Cathédrale Saint-Pierre et Saint-Paul, Poitiers

Les portails

Les trois portails de la façade occidentale de la cathédrale. Milieu du XIIIe siècle.

De l'importance du portail comme seuil ou le symbolisme de la porte.

Les portails des édifices religieux sont les portes d'entrée dans le monde sacré pour se détacher du monde profane.
Qui franchit la porte comprend que son déplacement est délibéré et non marche automatique à l'image de l'agitation humaine. La porte constitue, dans un édifice, par définition un passage entre l'extérieur et l'intérieur, mais au-delà de cette évidence le franchissement de ce seuil est pourvu de significations symboliques. Une porte dans la vie quotidienne a plusieurs fonctions. Tout dans le franchissement de son seuil conduit celui qui s'apprête à passer le pas à un changement d'état ; elle marque tout à la fois la séparation et la communication entre deux espaces.

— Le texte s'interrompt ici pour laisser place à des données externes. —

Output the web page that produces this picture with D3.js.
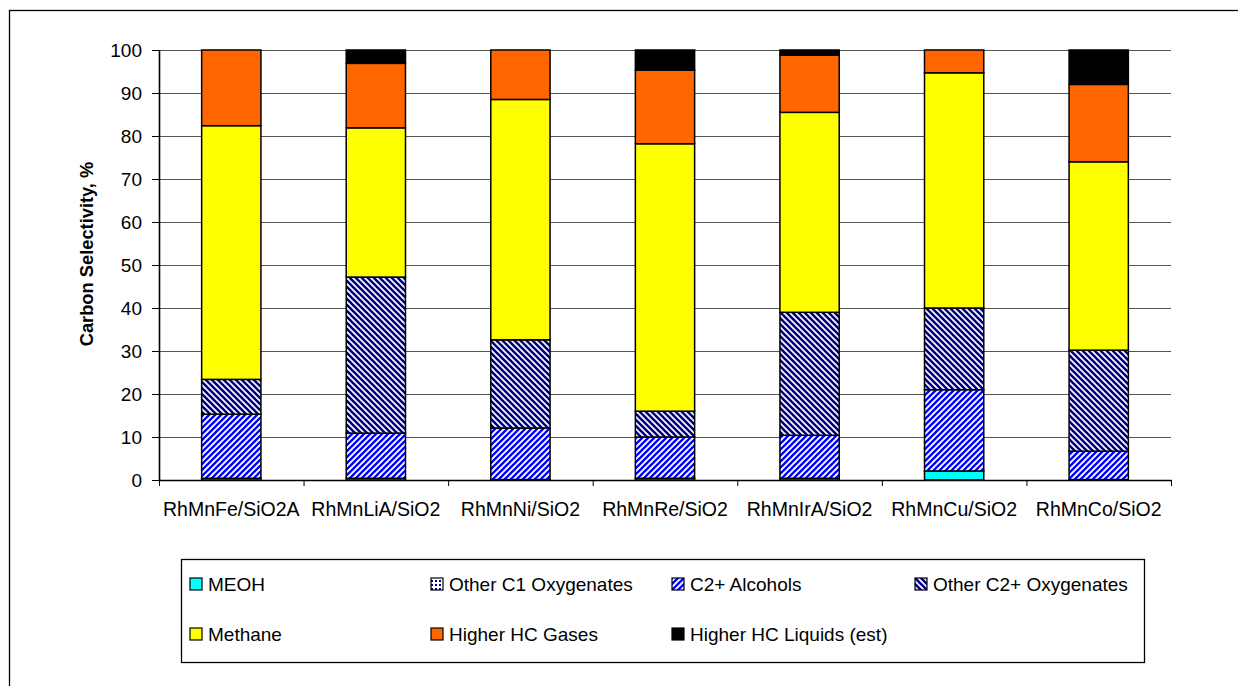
<!DOCTYPE html>
<html>
<head>
<meta charset="utf-8">
<script src="https://cdn.jsdelivr.net/npm/d3@7"></script>
<style>
  html, body { margin: 0; padding: 0; background: #fff; }
  svg { display: block; font-family: "Liberation Sans", Arial, sans-serif; }
</style>
</head>
<body>
<svg id="chart" width="1238" height="686"></svg>
<script>
const categories = ["RhMnFe/SiO2A", "RhMnLiA/SiO2", "RhMnNi/SiO2", "RhMnRe/SiO2", "RhMnIrA/SiO2", "RhMnCu/SiO2", "RhMnCo/SiO2"];
const meoh       = [0,    0,    0,    0,    0,    2.1,  0];
const otherC1    = [0.4,  0.4,  0.1,  0.4,  0.4,  0,    0.1];
const c2Alcohols = [14.9, 10.5, 12.0, 9.6,  10.0, 18.9, 6.6];
const otherC2    = [8.1,  36.3, 20.5, 6.0,  28.6, 19.0, 23.5];
const methane    = [59.0, 34.7, 55.9, 62.2, 46.5, 54.7, 43.8];
const hcGases    = [17.6, 15.0, 11.5, 17.1, 13.3, 5.3,  18.0];
const hcLiquids  = [0,    3.1,  0,    4.7,  1.2,  0,    8.0];
const seriesNames = ["MEOH", "Other C1 Oxygenates", "C2+ Alcohols", "Other C2+ Oxygenates", "Methane", "Higher HC Gases", "Higher HC Liquids (est)"];
const yTicks = [0, 10, 20, 30, 40, 50, 60, 70, 80, 90, 100];
const yTitle = "Carbon Selectivity, %";

const seriesValues = [meoh, otherC1, c2Alcohols, otherC2, methane, hcGases, hcLiquids];
const fills = ["#00FFFF", "url(#pC1)", "url(#pAlc)", "url(#pC2)", "#FFFF00", "#FF6600", "#000000"];

const svg = d3.select("#chart");

// patterns
const defs = svg.append("defs");
const pAlc = defs.append("pattern").attr("id", "pAlc").attr("patternUnits", "userSpaceOnUse").attr("width", 6).attr("height", 6);
pAlc.append("rect").attr("width", 6).attr("height", 6).attr("fill", "#fff");
pAlc.append("path").attr("d", "M-1,1 l2,-2 M0,6 l6,-6 M5,7 l2,-2").attr("stroke", "#0000FF").attr("stroke-width", 2.3);
const pC2 = defs.append("pattern").attr("id", "pC2").attr("patternUnits", "userSpaceOnUse").attr("width", 6).attr("height", 6);
pC2.append("rect").attr("width", 6).attr("height", 6).attr("fill", "#fff");
pC2.append("path").attr("d", "M-1,5 l2,2 M0,0 l6,6 M5,-1 l2,2").attr("stroke", "#000080").attr("stroke-width", 2.6);
const pC1 = defs.append("pattern").attr("id", "pC1").attr("patternUnits", "userSpaceOnUse").attr("width", 4).attr("height", 4);
pC1.append("rect").attr("width", 4).attr("height", 4).attr("fill", "#fff");
pC1.append("rect").attr("width", 2).attr("height", 2).attr("fill", "#000080");

// outer border
svg.append("rect").attr("x", 9.5).attr("y", 10.5).attr("width", 1300).attr("height", 800)
  .attr("fill", "none").attr("stroke", "#000").attr("stroke-width", 1.3);

const plotL = 159, plotR = 1171, plotT = 50, plotB = 480;
const x = d3.scaleBand().domain(categories).range([plotL, plotR]).paddingInner(0.59).paddingOuter(0.295);
const xb = d3.scaleLinear().domain([0, categories.length]).range([plotL, plotR]);
const y = d3.scaleLinear().domain([0, 100]).range([plotB, plotT]);

// gridlines
svg.append("g").selectAll("line").data(yTicks.filter(d => d > 0)).join("line")
  .attr("x1", plotL).attr("x2", plotR).attr("y1", d => y(d) + 0.5).attr("y2", d => y(d) + 0.5)
  .attr("stroke", "#555").attr("stroke-width", 1.2);

// stacked data
const rows = categories.map((c, i) => {
  const r = { cat: c };
  seriesNames.forEach((s, j) => r[s] = seriesValues[j][i]);
  return r;
});
const stack = d3.stack().keys(seriesNames)(rows);

svg.append("g").selectAll("g").data(stack).join("g")
  .attr("fill", (d, j) => fills[j])
  .selectAll("rect").data(d => d.filter(p => p[1] - p[0] > 0)).join("rect")
  .attr("x", d => x(d.data.cat))
  .attr("width", x.bandwidth())
  .attr("y", d => y(d[1]))
  .attr("height", d => y(d[0]) - y(d[1]))
  .attr("stroke", "#000").attr("stroke-width", 1.5);

// y axis
const yAxis = svg.append("g").attr("transform", `translate(${plotL},0)`)
  .call(d3.axisLeft(y).tickValues(yTicks).tickSize(7).tickPadding(10).tickSizeOuter(0));
yAxis.select(".domain").attr("stroke", "#000").attr("stroke-width", 1.6);
yAxis.selectAll(".tick line").attr("stroke", "#000");
yAxis.selectAll("text").attr("font-size", 19).attr("fill", "#000")
  .attr("font-family", "'Liberation Sans', Arial, sans-serif");

// x axis
const xAxis = svg.append("g").attr("transform", `translate(0,${plotB})`)
  .call(d3.axisBottom(xb).tickValues(d3.range(categories.length + 1)).tickSize(6).tickFormat("").tickSizeOuter(0));
xAxis.select(".domain").attr("stroke", "#000").attr("stroke-width", 1.6);
xAxis.selectAll(".tick line").attr("stroke", "#000");
svg.append("g").selectAll("text").data(categories).join("text")
  .attr("x", d => x(d) + x.bandwidth() / 2).attr("y", 516)
  .attr("text-anchor", "middle").attr("font-size", 19.5).attr("fill", "#000")
  .text(d => d);

// y title
svg.append("text").attr("transform", "translate(93,254) rotate(-90)")
  .attr("text-anchor", "middle").attr("font-size", 18.3).attr("font-weight", "bold")
  .text(yTitle);

// legend
svg.append("rect").attr("x", 181.5).attr("y", 559.5).attr("width", 963).attr("height", 103)
  .attr("fill", "#fff").attr("stroke", "#000").attr("stroke-width", 1.3);
const colX = [190, 431, 672, 915];
const rowY = [584, 634];
const lg = svg.append("g").selectAll("g").data(seriesNames).join("g")
  .attr("transform", (d, i) => `translate(${colX[i % 4]},${rowY[Math.floor(i / 4)]})`);
lg.append("rect").attr("x", 0).attr("y", -6).attr("width", 12).attr("height", 12)
  .attr("fill", (d, i) => fills[i]).attr("stroke", "#000").attr("stroke-width", 1.2);
lg.append("text").attr("x", 18).attr("y", 6.5).attr("font-size", 19).attr("fill", "#000").text(d => d);
</script>
</body>
</html>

Le christianisme lui a donné une signification d’autant plus forte que le Christ se définit lui-même comme " la porte des brebis ", que saint Pierre, investi du pouvoir des clefs, est le gardien de la porte du Paradis, et que la Vierge est appelée " Porte du ciel ". Lieu de transition, passage entre le monde profane et l'espace sacré, la porte fait pénétrer le fidèle dans la maison du Seigneur, le conduit sur la voie du Salut et semble faire directement écho à la parole du Christ transmise par l'évangile de Jean. La porte est le lieu du franchissement qui permet d’accéder à un autre espace, matériel et/ou symbolique. Ces deux fonctions se retrouvent en Jésus-Christ. Il est l’intermédiaire entre le ciel et la terre, il est le seul, l’unique médiateur entre Dieu et les hommes (1 Tim.2 :5) ; il marque le passage des ténèbres du péché à la lumière du royaume de Dieu. Dans le livre II de ses Homélies sur Ezéchiel les I, III et VI Grégoire le Grand ( 540-604 ) a développé un symbolisme complexe de la porte qui peut constituer une préfiguration des portails sculptés de l'époque médiévale comme le montre Michel Maupoix (Art sacré, n° 28 ) : - en s'appuyant sur l'Evangile de Jean la porte c'est le Christ "porte des brebis" . Le Christ a dit : « Moi, je suis la porte » (Jn 10, 7). - puis Grégoire le Grand lie les images symboliques de la voie, du chemin et celle de la porte. Le Christ est pour nous la porte et aussi le chemin qui mène à cette porte, qui est encore porte de l'Eglise et porte de la lumière, c'est-à-dire accès au salut. Cette fonction édifiante de l'image est particulièrement nette et abondante sur les tympans, les voussures et les chapiteaux. On sait que Grégoire le Grand insiste sur le rôle pédagogique de l'imagerie. Cette dernière raconte l'Ancien Testament, met en scène le Christ et les saints, montre le combat du bien et du mal, sépare les élus des damnés.
Délimitant l'espace entre sacré et profane, la porte est un lieu d'accueil, de franchissement, mais aussi d'exclusion pour celui qui n'en passe pas le seuil. Commanditaires et sculpteurs ont œuvré pour orner les portails et leur rendre une fonction symbolique et cultuelle. "A preuve, les rituels qui se déroulent devant ou sous le portail. Le décor ne peut se comprendre si l'on ignore ce qui s'y fait : lectures, chants, sermons, processions. A l'extérieur comme à l'intérieur de l'église, l'iconographie, la liturgie et la pastorale ont partie liée" rappelle
Michel Pastoureau ( 2014, p.13 ). Aujourd'hui comme hier les diverses fonctions de la porte ont toutes été reprises par le symbole de la Porte Sainte. Le signe de la Porte Sainte,"évoque le passage que tout chrétien est appelé à effectuer du péché à la grâce. Jésus a dit:  "Moi, je suis la porte" , pour montrer que personne ne peut accéder au Père sinon par lui. Cette affirmation de Jésus atteste que lui seul est le Sauveur envoyé par le Père. Il n'y a qu'une seule porte qui ouvre toute grande l'entrée dans la vie de communion avec Dieu, et cette porte, c'est Jésus, chemin unique et absolu de salut. A lui seul on peut appliquer en toute vérité la parole du Psalmiste:  " C'est ici la porte du Seigneur:  qu'ils entrent, les justes!" (Ps 118 [177], 20).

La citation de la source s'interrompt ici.